Mom encouraged us to be expressive, making us feel like our thoughts when constructively and respectfully formed, always belonged in the room. And she was so articulate. A dear friend of hers and dads brought to light recently that Mom had participated in her daughter’s doctoral study surrounding a portrait of womanhood. Mom wrote in her contribution which accompanied an incredible photo of her in our kitchen “I am happy with the body that has carried me to where I am. I am blessed with four sons that it has born for me. I like being athletic and strong. I like working hard during the day and sleeping well at night. I thank God to share this life with a person that completes me in every way. I want my mind to be always learning. My eyes are my soul’s window.”
Mom wasn’t perfect — her passion could tip into something resembling a hot Irish temper. Don’t you dare go sacrificing antique Sullivan furniture for the sake of a sick WWF style elbow drop, or a 100+ year old barn window in the name of a field goal contest. But even in those moments she was teaching. We learned to value what we have already, not our perception of what we are owed, a lesson I know my brothers and I sometimes worry if I we are doing a good enough job of with our own children.
Mom’s most important lessons, like I’m sure most of the parents in this room, centered around matters of the heart. Our house growing up was a fortress of love, and if marriage is the highest expression of love, then it’s no surprise my mom had a lot to say on the topic of what it means to be a good spouse. And it’s a good thing too, because to little surprise after growing up in her shadow, my brothers and I have all somehow managed to marry up.

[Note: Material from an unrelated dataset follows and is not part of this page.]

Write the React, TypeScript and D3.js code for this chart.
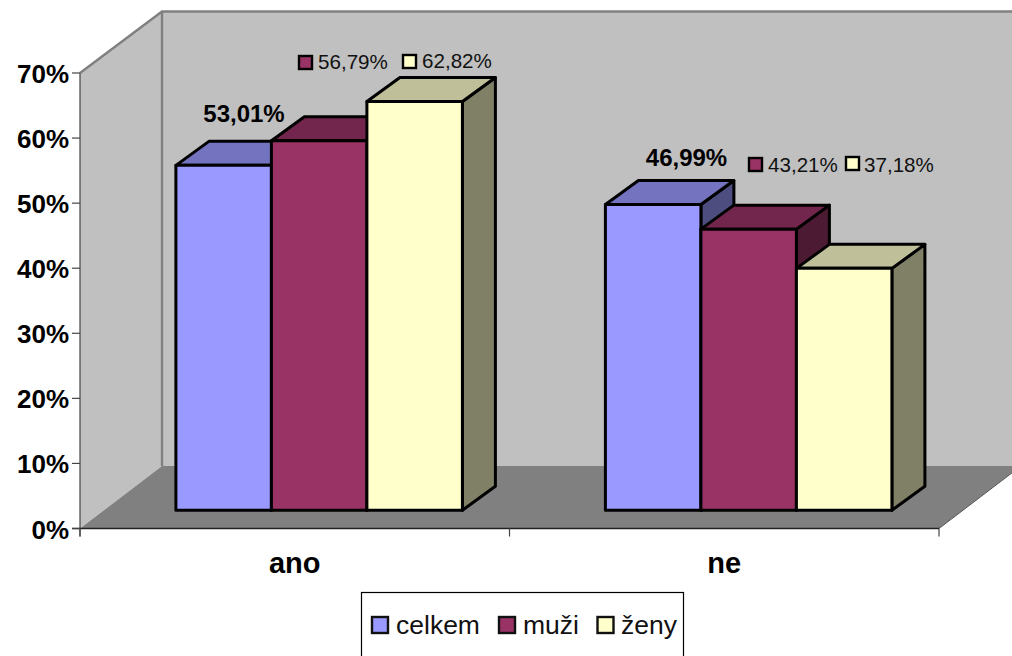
import React from "react";
import * as d3 from "d3";

const categories = ["ano", "ne"];
const seriesNames = ["celkem", "muži", "ženy"];
const celkem = [53.01, 46.99];
const muzi = [56.79, 43.21];
const zeny = [62.82, 37.18];
const valueLabels = [
  ["53,01%", "56,79%", "62,82%"],
  ["46,99%", "43,21%", "37,18%"],
];
const yTicks = [0, 10, 20, 30, 40, 50, 60, 70];
const colors = ["#9999FF", "#993366", "#FFFFCC"];

const FONT = "'Liberation Sans', Arial, sans-serif";
const allSeries = [celkem, muzi, zeny];

export default function App() {
  const y = d3.scaleLinear().domain([0, 70]).range([528.5, 73]);
  const x = d3.scaleBand().domain(categories).range([80, 939]);
  const wallDx = 82, wallDy = -61.5, floorDy = -62.5;
  const barDx = 33, barDy = -24;
  const barW = 95.5;
  const baseShift = -18.2;
  const groupShift = 24.4;
  const x0 = 80, x1 = 939, yB = y(0), yT = y(70);
  const shade = (c: string, k: number) => {
    const r = d3.rgb(c);
    return d3.rgb(r.r * k, r.g * k, r.b * k).formatHex();
  };
  const pts = (p: number[][]) => p.map((a) => a.join(",")).join(" ");

  const labelPos = [
    [{ tx: 244, ty: 122 }, { sx: 299, sy: 56, tx: 318, ty: 68.5 }, { sx: 403, sy: 55, tx: 422, ty: 67.5 }],
    [{ tx: 686.5, ty: 165.5 }, { sx: 749, sy: 158, tx: 768, ty: 172 }, { sx: 846, sy: 157, tx: 864, ty: 171.5 }],
  ];

  return (
    <svg width={1012} height={656} style={{ position: "absolute", left: 0, top: 0, background: "#fff" }} fontFamily={FONT}>
      <polygon points={pts([[x0, yB], [x0 + wallDx, yB + floorDy], [x0 + wallDx, yT + wallDy], [x0, yT]])} fill="#C0C0C0" />
      <polygon points={pts([[x0 + wallDx, yB + floorDy], [1012, yB + floorDy], [1012, yT + wallDy], [x0 + wallDx, yT + wallDy]])} fill="#C0C0C0" />
      <polygon points={pts([[x0, yB], [x1, yB], [x1 + wallDx, yB + floorDy], [x0 + wallDx, yB + floorDy]])} fill="#808080" />
      <polyline points={pts([[x0, yT], [x0 + wallDx, yT + wallDy], [1012, yT + wallDy]])} fill="none" stroke="#808080" strokeWidth={2.4} />
      <line x1={x0 + wallDx} x2={x0 + wallDx} y1={yT + wallDy} y2={yB + floorDy} stroke="#808080" strokeWidth={2.4} />
      <line x1={x1} y1={yB} x2={x1 + wallDx} y2={yB + floorDy} stroke="#555" strokeWidth={1} />

      {categories.map((cat, ci) => {
        const left = (x(cat) as number) + x.bandwidth() / 2 + groupShift - (barW * 3) / 2;
        return seriesNames.map((s, si) => {
          const v = allSeries[si][ci];
          const xa = left + si * barW;
          const xb = xa + barW;
          const yTop = y(v) + baseShift;
          const yBot = y(0) + baseShift;
          const edge = { stroke: "#000", strokeWidth: 3, strokeLinejoin: "round" as const };
          return (
            <g key={cat + s}>
              <polygon points={pts([[xb, yTop], [xb + barDx, yTop + barDy], [xb + barDx, yBot + barDy], [xb, yBot]])} fill={shade(colors[si], 0.5)} {...edge} />
              <polygon points={pts([[xa, yTop], [xa + barDx, yTop + barDy], [xb + barDx, yTop + barDy], [xb, yTop]])} fill={shade(colors[si], 0.75)} {...edge} />
              <rect x={xa} y={yTop} width={barW} height={yBot - yTop} fill={colors[si]} {...edge} />
            </g>
          );
        });
      })}

      <line x1={x0} x2={x0} y1={yT} y2={yB + 8} stroke="#444" strokeWidth={1.2} />
      <line x1={x0 - 8} x2={x1} y1={yB} y2={yB} stroke="#222" strokeWidth={1.6} />
      {yTicks.map((t) => (
        <g key={t}>
          <line x1={x0 - 8} x2={x0} y1={y(t)} y2={y(t)} stroke="#444" strokeWidth={1.2} />
          <text x={69} y={y(t) + 10} textAnchor="end" fontSize={26} fontWeight="bold" fill="#000">{t}%</text>
        </g>
      ))}
      {[x0, 509.5, x1].map((t) => (
        <line key={t} x1={t} x2={t} y1={yB} y2={yB + 8} stroke="#444" strokeWidth={1.2} />
      ))}
      {categories.map((c) => (
        <text key={c} x={(x(c) as number) + x.bandwidth() / 2} y={573} textAnchor="middle" fontSize={29} fontWeight="bold" fill="#000">{c}</text>
      ))}

      {valueLabels.map((row, ci) =>
        row.map((txt, si) => {
          const p: any = labelPos[ci][si];
          if (si === 0) {
            return <text key={txt} x={p.tx} y={p.ty} textAnchor="middle" fontSize={24} fontWeight="bold" fill="#000">{txt}</text>;
          }
          return (
            <g key={txt}>
              <rect x={p.sx} y={p.sy} width={13} height={13} fill={colors[si]} stroke="#000" strokeWidth={2.4} />
              <text x={p.tx} y={p.ty} fontSize={20.6} fill="#111">{txt}</text>
            </g>
          );
        })
      )}

      <rect x={361.5} y={592.5} width={322} height={70} fill="#fff" stroke="#000" strokeWidth={1.2} />
      {seriesNames.map((s, i) => {
        const sx = [372, 499, 597.5][i];
        const tx = [396, 523, 621][i];
        return (
          <g key={s}>
            <rect x={sx} y={617} width={16} height={16} fill={colors[i]} stroke="#111" strokeWidth={2.4} />
            <text x={tx} y={633.5} fontSize={26.5} fill="#111">{s}</text>
          </g>
        );
      })}
    </svg>
  );
}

Mom spoke about love literally, like when she chided me intensely for repeating out loud that a good friend felt her one parent should divorce the other. She made it clear in no uncertain terms that I should keep their marriage out of my mouth, as I didn’t know even a little bit about the topic until I had a successful one of my own.
She also directed on this subject figuratively, by loving our dad very obviously and with all her available ferocity, for her entire adult life. Dad recently found a journal that Mom had kept for a while when we were kids, where she took time daily to remind herself of all that she had to be grateful for – the list ran a broad spectrum, from emblematic to literal, spiritual to material, big and small. I think she was in a bit of a rut during that period, and trying to work herself out…point being the journal didn’t last for long. In 78 entries though, the shining star of her grateful universe was easily apparent. And that was Dad, who was mentioned nearly constantly.

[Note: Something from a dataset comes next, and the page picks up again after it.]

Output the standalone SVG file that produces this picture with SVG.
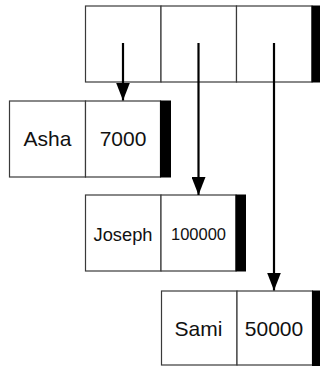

I think if mom was here today she would be touched by the attendance, and the emotion. She would want us to say “thank you”, for for you to know, that we know, that we are blessed; but in classic mom fashion she would also worry. Mind you she wouldn’t overly fret, or sleep with one foot on the floor up in heaven. There was always a quiet confidence about mom. But she’d lovingly stew, because she hated when we were sad…..and if life is effectively one really long exam, I bet she would worry a bit about whether or not she helped us study hard enough.

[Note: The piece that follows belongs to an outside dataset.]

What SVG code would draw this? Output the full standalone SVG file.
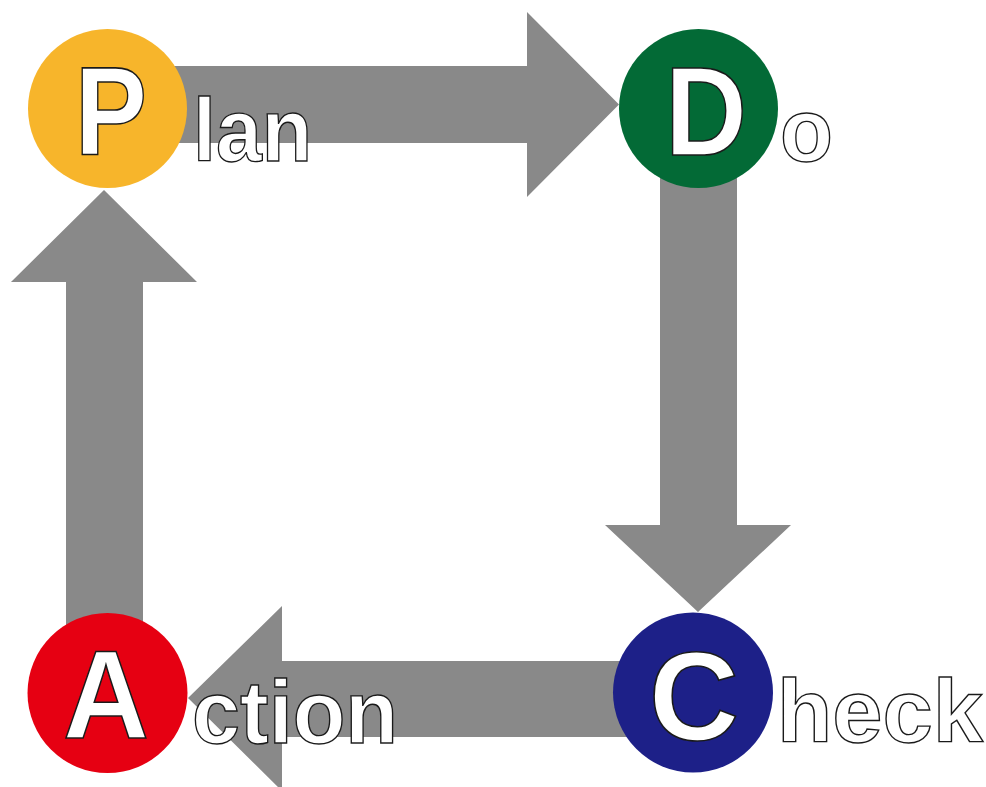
<svg xmlns="http://www.w3.org/2000/svg" width="986" height="787" viewBox="0 0 986 787">
  <style>
    .arrow { fill: #898989; }
    .big { font-family: "Liberation Sans", Arial, sans-serif; font-weight: bold; font-size: 127px; fill: #ffffff; stroke: #1a1a1a; stroke-width: 1.6; text-anchor: middle; }
    .rest { font-family: "Liberation Sans", Arial, sans-serif; font-weight: bold; font-size: 89px; fill: #ffffff; stroke: #1a1a1a; stroke-width: 1.4; }
  </style>
  <rect width="986" height="787" fill="#ffffff"/>
  <!-- block arrows of the cycle -->
  <g id="connectors">
    <polygon class="arrow" points="150,66 527,66 527,12 619,104.5 527,197 527,143 150,143"/>
    <polygon class="arrow" points="660,150 737,150 737,525 791,525 698,612 605,525 660,525"/>
    <polygon class="arrow" points="650,661 650,737 282,737 282,791 188,698 282,606 282,661"/>
    <polygon class="arrow" points="66,650 143,650 143,282 197,282 104,190 11,282 66,282"/>
  </g>
  <g id="plan">
    <circle cx="107.5" cy="108.5" r="79.5" fill="#F7B52B"/>
    <text class="big" x="111" y="155" textLength="72" lengthAdjust="spacingAndGlyphs">P</text>
    <text class="rest" x="193" y="161" textLength="119" lengthAdjust="spacingAndGlyphs">lan</text>
  </g>
  <g id="do">
    <circle cx="698.5" cy="108.5" r="79.5" fill="#036A36"/>
    <text class="big" x="706" y="155" textLength="82" lengthAdjust="spacingAndGlyphs">D</text>
    <text class="rest" x="780" y="161" textLength="53" lengthAdjust="spacingAndGlyphs">o</text>
  </g>
  <g id="check">
    <circle cx="693" cy="692.5" r="80" fill="#1D2088"/>
    <text class="big" x="694" y="740" textLength="90" lengthAdjust="spacingAndGlyphs">C</text>
    <text class="rest" x="777" y="742" textLength="206" lengthAdjust="spacingAndGlyphs">heck</text>
  </g>
  <g id="action">
    <circle cx="107.5" cy="693" r="80" fill="#E60012"/>
    <text class="big" x="106" y="738" textLength="86" lengthAdjust="spacingAndGlyphs">A</text>
    <text class="rest" x="192" y="743" textLength="206" lengthAdjust="spacingAndGlyphs">ction</text>
  </g>
</svg>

Confident in her lesson plan execution or not, I know she’ll remain vigilant as her grandkids grow up and take these lessons forward into the world….for that is now and always will be their greatest inheritance.
I would like to think that she is listening today. And assuming so, she should know that we will miss her, that we loved her fiercely to the moon and back, and that we were always listening at the table. God bless our mom and may she rest in peace.